─── Data provided

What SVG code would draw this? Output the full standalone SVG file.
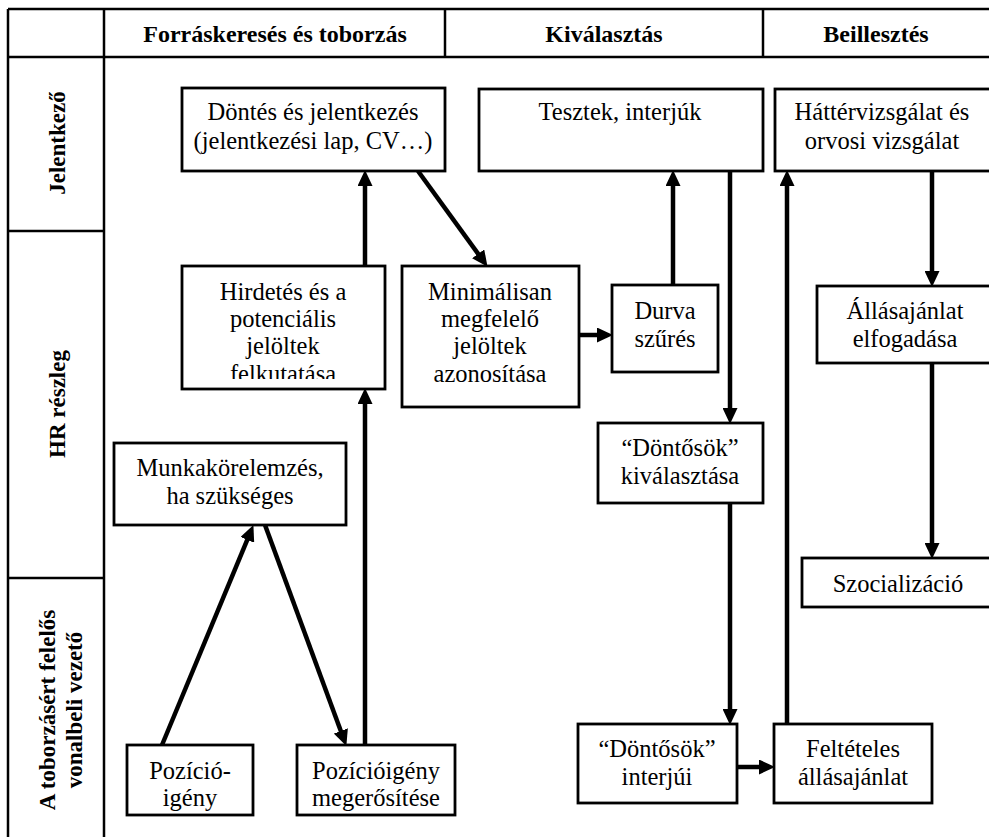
<svg xmlns="http://www.w3.org/2000/svg" width="989" height="837" viewBox="0 0 989 837">
  <style>
    .grid { stroke: #000; stroke-width: 2.5; fill: none; }
    .box { fill: #fff; stroke: #000; stroke-width: 2.8; }
    .txt { font-family: 'Liberation Serif', 'Times New Roman', Times, serif; font-size: 24.5px; fill: #000; text-anchor: middle; }
    .head { font-family: 'Liberation Serif', 'Times New Roman', Times, serif; font-size: 24px; font-weight: bold; fill: #000; text-anchor: middle; }
    .lane { font-family: 'Liberation Serif', 'Times New Roman', Times, serif; font-size: 23px; font-weight: bold; fill: #000; text-anchor: middle; }
    .edge { stroke: #000; stroke-width: 4.5; fill: none; marker-end: url(#arrow); }
  </style>
  <defs>
    <marker id="arrow" markerUnits="userSpaceOnUse" markerWidth="17" markerHeight="15" refX="4" refY="7.5" orient="auto">
      <path d="M0,0 L16,7.5 L0,15 z" fill="#000"/>
    </marker>
    <clipPath id="clipHirdetes">
      <rect x="182" y="266" width="203" height="113"/>
    </clipPath>
  </defs>

  <rect width="989" height="837" fill="#fff"/>

  <!-- table grid -->
  <g id="grid">
    <line class="grid" x1="8" y1="9" x2="989" y2="9"/>
    <line class="grid" x1="8" y1="57" x2="989" y2="57"/>
    <line class="grid" x1="8" y1="9" x2="8" y2="837"/>
    <line class="grid" x1="104" y1="9" x2="104" y2="837"/>
    <line class="grid" x1="445" y1="9" x2="445" y2="57"/>
    <line class="grid" x1="763" y1="9" x2="763" y2="57"/>
    <line class="grid" x1="8" y1="231" x2="104" y2="231"/>
    <line class="grid" x1="8" y1="578" x2="104" y2="578"/>
  </g>

  <!-- column headers -->
  <g id="headers">
    <text class="head" x="275" y="42">Forráskeresés és toborzás</text>
    <text class="head" x="604" y="42">Kiválasztás</text>
    <text class="head" x="876" y="42">Beillesztés</text>
  </g>

  <!-- lane labels -->
  <g id="lanes">
    <text class="lane" transform="translate(65,143) rotate(-90)">Jelentkező</text>
    <text class="lane" transform="translate(65,404) rotate(-90)">HR részleg</text>
    <text class="lane" transform="translate(55,710) rotate(-90)">A toborzásért felelős</text>
    <text class="lane" transform="translate(82,710) rotate(-90)">vonalbeli vezető</text>
  </g>

  <!-- connectors -->
  <g id="connectors">
    <line class="edge" x1="162" y1="745" x2="248.8" y2="536.2"/>
    <line class="edge" x1="265" y1="525" x2="342.2" y2="734.7"/>
    <line class="edge" x1="365" y1="745" x2="365" y2="400"/>
    <line class="edge" x1="365" y1="266" x2="365" y2="182"/>
    <line class="edge" x1="418" y1="171" x2="480.5" y2="257.1"/>
    <line class="edge" x1="579" y1="335" x2="601" y2="335"/>
    <line class="edge" x1="673" y1="285" x2="673" y2="182"/>
    <line class="edge" x1="730" y1="171" x2="730" y2="412"/>
    <line class="edge" x1="730" y1="503" x2="730" y2="713"/>
    <line class="edge" x1="737" y1="767" x2="763" y2="767"/>
    <line class="edge" x1="787" y1="724" x2="787" y2="182"/>
    <line class="edge" x1="932" y1="171" x2="932" y2="275"/>
    <line class="edge" x1="932" y1="363" x2="932" y2="547"/>
  </g>

  <!-- nodes -->
  <g id="dontes-jelentkezes">
    <rect class="box" x="182" y="88" width="263" height="83"/>
    <text class="txt" x="313" y="120">Döntés és jelentkezés</text>
    <text class="txt" x="313" y="149">(jelentkezési lap, CV…)</text>
  </g>
  <g id="tesztek">
    <rect class="box" x="479" y="89" width="284" height="82"/>
    <text class="txt" x="620" y="120">Tesztek, interjúk</text>
  </g>
  <g id="hattervizsgalat">
    <rect class="box" x="775" y="89" width="220" height="82"/>
    <text class="txt" x="882" y="120">Háttérvizsgálat és</text>
    <text class="txt" x="882" y="149">orvosi vizsgálat</text>
  </g>
  <g id="hirdetes">
    <rect class="box" x="182" y="266" width="203" height="123"/>
    <g clip-path="url(#clipHirdetes)">
      <text class="txt" x="283" y="300">Hirdetés és a</text>
      <text class="txt" x="283" y="327">potenciális</text>
      <text class="txt" x="283" y="354">jelöltek</text>
      <text class="txt" x="283" y="382">felkutatása</text>
    </g>
  </g>
  <g id="minimalisan">
    <rect class="box" x="402" y="266" width="177" height="141"/>
    <text class="txt" x="490" y="300">Minimálisan</text>
    <text class="txt" x="490" y="327">megfelelő</text>
    <text class="txt" x="490" y="354">jelöltek</text>
    <text class="txt" x="490" y="382">azonosítása</text>
  </g>
  <g id="durva-szures">
    <rect class="box" x="612" y="285" width="106" height="87"/>
    <text class="txt" x="665" y="319">Durva</text>
    <text class="txt" x="665" y="347">szűrés</text>
  </g>
  <g id="allasajanlat-elfogadasa">
    <rect class="box" x="817" y="286" width="180" height="77"/>
    <text class="txt" x="905" y="319">Állásajánlat</text>
    <text class="txt" x="905" y="347">elfogadása</text>
  </g>
  <g id="dontosok-kivalasztasa">
    <rect class="box" x="598" y="423" width="165" height="80"/>
    <text class="txt" x="680" y="456">“Döntősök”</text>
    <text class="txt" x="680" y="484">kiválasztása</text>
  </g>
  <g id="munkakorelemzes">
    <rect class="box" x="114" y="443" width="232" height="82"/>
    <text class="txt" x="230" y="476">Munkakörelemzés,</text>
    <text class="txt" x="230" y="504">ha szükséges</text>
  </g>
  <g id="szocializacio">
    <rect class="box" x="802" y="558" width="195" height="49"/>
    <text class="txt" x="898" y="592">Szocializáció</text>
  </g>
  <g id="pozicioigeny">
    <rect class="box" x="127" y="745" width="126" height="70"/>
    <text class="txt" x="190" y="779">Pozíció-</text>
    <text class="txt" x="190" y="806">igény</text>
  </g>
  <g id="pozicioigeny-megerositese">
    <rect class="box" x="297" y="745" width="158" height="70"/>
    <text class="txt" x="376" y="779">Pozícióigény</text>
    <text class="txt" x="376" y="806">megerősítése</text>
  </g>
  <g id="dontosok-interjui">
    <rect class="box" x="578" y="724" width="159" height="79"/>
    <text class="txt" x="657" y="757">“Döntősök”</text>
    <text class="txt" x="657" y="785">interjúi</text>
  </g>
  <g id="felteteles-allasajanlat">
    <rect class="box" x="774" y="724" width="158" height="79"/>
    <text class="txt" x="853" y="757">Feltételes</text>
    <text class="txt" x="853" y="785">állásajánlat</text>
  </g>
</svg>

──────

Written instruction | Take the data above and repeat it exactly, leaving each picture out.

Exercise solution |
What SVG code would draw this? Output the full standalone SVG file.
<svg xmlns="http://www.w3.org/2000/svg" width="989" height="837" viewBox="0 0 989 837">
  <style>
    .grid { stroke: #000; stroke-width: 2.5; fill: none; }
    .box { fill: #fff; stroke: #000; stroke-width: 2.8; }
    .txt { font-family: 'Liberation Serif', 'Times New Roman', Times, serif; font-size: 24.5px; fill: #000; text-anchor: middle; }
    .head { font-family: 'Liberation Serif', 'Times New Roman', Times, serif; font-size: 24px; font-weight: bold; fill: #000; text-anchor: middle; }
    .lane { font-family: 'Liberation Serif', 'Times New Roman', Times, serif; font-size: 23px; font-weight: bold; fill: #000; text-anchor: middle; }
    .edge { stroke: #000; stroke-width: 4.5; fill: none; marker-end: url(#arrow); }
  </style>
  <defs>
    <marker id="arrow" markerUnits="userSpaceOnUse" markerWidth="17" markerHeight="15" refX="4" refY="7.5" orient="auto">
      <path d="M0,0 L16,7.5 L0,15 z" fill="#000"/>
    </marker>
    <clipPath id="clipHirdetes">
      <rect x="182" y="266" width="203" height="113"/>
    </clipPath>
  </defs>

  <rect width="989" height="837" fill="#fff"/>

  <!-- table grid -->
  <g id="grid">
    <line class="grid" x1="8" y1="9" x2="989" y2="9"/>
    <line class="grid" x1="8" y1="57" x2="989" y2="57"/>
    <line class="grid" x1="8" y1="9" x2="8" y2="837"/>
    <line class="grid" x1="104" y1="9" x2="104" y2="837"/>
    <line class="grid" x1="445" y1="9" x2="445" y2="57"/>
    <line class="grid" x1="763" y1="9" x2="763" y2="57"/>
    <line class="grid" x1="8" y1="231" x2="104" y2="231"/>
    <line class="grid" x1="8" y1="578" x2="104" y2="578"/>
  </g>

  <!-- column headers -->
  <g id="headers">
    <text class="head" x="275" y="42">Forráskeresés és toborzás</text>
    <text class="head" x="604" y="42">Kiválasztás</text>
    <text class="head" x="876" y="42">Beillesztés</text>
  </g>

  <!-- lane labels -->
  <g id="lanes">
    <text class="lane" transform="translate(65,143) rotate(-90)">Jelentkező</text>
    <text class="lane" transform="translate(65,404) rotate(-90)">HR részleg</text>
    <text class="lane" transform="translate(55,710) rotate(-90)">A toborzásért felelős</text>
    <text class="lane" transform="translate(82,710) rotate(-90)">vonalbeli vezető</text>
  </g>

  <!-- connectors -->
  <g id="connectors">
    <line class="edge" x1="162" y1="745" x2="248.8" y2="536.2"/>
    <line class="edge" x1="265" y1="525" x2="342.2" y2="734.7"/>
    <line class="edge" x1="365" y1="745" x2="365" y2="400"/>
    <line class="edge" x1="365" y1="266" x2="365" y2="182"/>
    <line class="edge" x1="418" y1="171" x2="480.5" y2="257.1"/>
    <line class="edge" x1="579" y1="335" x2="601" y2="335"/>
    <line class="edge" x1="673" y1="285" x2="673" y2="182"/>
    <line class="edge" x1="730" y1="171" x2="730" y2="412"/>
    <line class="edge" x1="730" y1="503" x2="730" y2="713"/>
    <line class="edge" x1="737" y1="767" x2="763" y2="767"/>
    <line class="edge" x1="787" y1="724" x2="787" y2="182"/>
    <line class="edge" x1="932" y1="171" x2="932" y2="275"/>
    <line class="edge" x1="932" y1="363" x2="932" y2="547"/>
  </g>

  <!-- nodes -->
  <g id="dontes-jelentkezes">
    <rect class="box" x="182" y="88" width="263" height="83"/>
    <text class="txt" x="313" y="120">Döntés és jelentkezés</text>
    <text class="txt" x="313" y="149">(jelentkezési lap, CV…)</text>
  </g>
  <g id="tesztek">
    <rect class="box" x="479" y="89" width="284" height="82"/>
    <text class="txt" x="620" y="120">Tesztek, interjúk</text>
  </g>
  <g id="hattervizsgalat">
    <rect class="box" x="775" y="89" width="220" height="82"/>
    <text class="txt" x="882" y="120">Háttérvizsgálat és</text>
    <text class="txt" x="882" y="149">orvosi vizsgálat</text>
  </g>
  <g id="hirdetes">
    <rect class="box" x="182" y="266" width="203" height="123"/>
    <g clip-path="url(#clipHirdetes)">
      <text class="txt" x="283" y="300">Hirdetés és a</text>
      <text class="txt" x="283" y="327">potenciális</text>
      <text class="txt" x="283" y="354">jelöltek</text>
      <text class="txt" x="283" y="382">felkutatása</text>
    </g>
  </g>
  <g id="minimalisan">
    <rect class="box" x="402" y="266" width="177" height="141"/>
    <text class="txt" x="490" y="300">Minimálisan</text>
    <text class="txt" x="490" y="327">megfelelő</text>
    <text class="txt" x="490" y="354">jelöltek</text>
    <text class="txt" x="490" y="382">azonosítása</text>
  </g>
  <g id="durva-szures">
    <rect class="box" x="612" y="285" width="106" height="87"/>
    <text class="txt" x="665" y="319">Durva</text>
    <text class="txt" x="665" y="347">szűrés</text>
  </g>
  <g id="allasajanlat-elfogadasa">
    <rect class="box" x="817" y="286" width="180" height="77"/>
    <text class="txt" x="905" y="319">Állásajánlat</text>
    <text class="txt" x="905" y="347">elfogadása</text>
  </g>
  <g id="dontosok-kivalasztasa">
    <rect class="box" x="598" y="423" width="165" height="80"/>
    <text class="txt" x="680" y="456">“Döntősök”</text>
    <text class="txt" x="680" y="484">kiválasztása</text>
  </g>
  <g id="munkakorelemzes">
    <rect class="box" x="114" y="443" width="232" height="82"/>
    <text class="txt" x="230" y="476">Munkakörelemzés,</text>
    <text class="txt" x="230" y="504">ha szükséges</text>
  </g>
  <g id="szocializacio">
    <rect class="box" x="802" y="558" width="195" height="49"/>
    <text class="txt" x="898" y="592">Szocializáció</text>
  </g>
  <g id="pozicioigeny">
    <rect class="box" x="127" y="745" width="126" height="70"/>
    <text class="txt" x="190" y="779">Pozíció-</text>
    <text class="txt" x="190" y="806">igény</text>
  </g>
  <g id="pozicioigeny-megerositese">
    <rect class="box" x="297" y="745" width="158" height="70"/>
    <text class="txt" x="376" y="779">Pozícióigény</text>
    <text class="txt" x="376" y="806">megerősítése</text>
  </g>
  <g id="dontosok-interjui">
    <rect class="box" x="578" y="724" width="159" height="79"/>
    <text class="txt" x="657" y="757">“Döntősök”</text>
    <text class="txt" x="657" y="785">interjúi</text>
  </g>
  <g id="felteteles-allasajanlat">
    <rect class="box" x="774" y="724" width="158" height="79"/>
    <text class="txt" x="853" y="757">Feltételes</text>
    <text class="txt" x="853" y="785">állásajánlat</text>
  </g>
</svg>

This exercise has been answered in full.